O visas are divided into the following subcategories:
- Persons of extraordinary ability in the sciences, arts, education, business, or athletics (O-1),
- The artist’s or athlete’s support staff (O-2), and
- The O-1 visa holder’s spouse and children) (O-3).
To qualify, the person must be coming to the US to work in his or her area of extraordinary ability or achievement. There is no cap on O visas.
P (Athletes, Entertainers, Artists): P visas are granted to foreign nationals coming to the U.S. temporarily to work as an athlete, entertainer, or artist. Please read on for specific criteria for each category: P-1, P-2, and P-3.
The P-1 classification applies to a person coming to the U.S. temporarily to perform at a specific athletic competition as an athlete, individually or as part of a group or team, at an internationally recognized level of performance.
The P-2 classification applies to a person coming temporarily to perform as an artist or entertainer individually or as part of a group, who will perform under a reciprocal exchange program between an organization in the U.S. and an organization in another country.
The P-3 classification applies to persons coming temporarily to perform, teach or coach as artists or entertainers, individually or as part of a group, under a program that is culturally unique.
Q (International Exchange Visitors): The Q-1 classification applies to participants in an international cultural exchange program approved by the USCIS for the purpose of providing practical training, employment, and to share the history, culture, and traditions of the alien’s home country. Including more than one alien in a petition; Aliens who will apply for their visas at the same consulate or, if they do not need visas, will enter at the same port of entry may be included in one petition if they will be involved in the same international cultural exchange program.
R (Temporary Religious Worker): are required for foreign nationals who are coming to the United States temporarily to be employed at least part time (average of at least 20 hours per week) by a non-profit religious organization in the U.S. (or an organization which is affiliated with the religious denomination in the U.S.) to work as a minister or in a religious vocation or occupation. To qualify for an R visa, a foreign national must have been a member of a religious denomination having a bona fide non-profit religious organization in the United States for at least 2 years immediately preceding the filing of an R visa petition.
F1 (Student): If you wish to pursue academic studies in the United States, you may be eligible for F-1 student status.

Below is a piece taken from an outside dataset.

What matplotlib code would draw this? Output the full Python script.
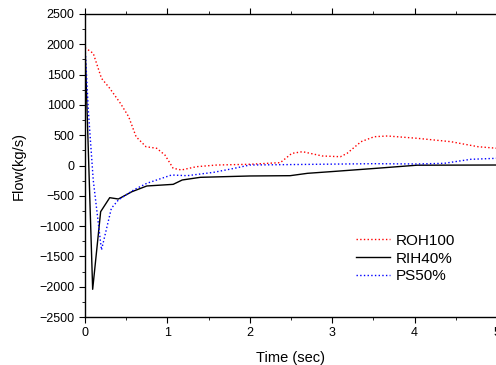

Citizenship: To be eligible to become a US citizen through naturalization, you must:
- Be a lawful permanent resident of the United States for 5 years, or 3 years if married to a U.S. citizen for a minimum of the 3 years (although there are certain exceptions to this requirement for persons who have honorable service in the U.S. Armed Forces);
- Be physically present in the United States for over 50% of the required residency period;
- Be a person of good moral character;
- Take an oath of loyalty to the United States;
- Be able to speak, read and write simple words and phrases in the English language (although there are certain exceptions to this rule); and
- Pass a test in US history and government.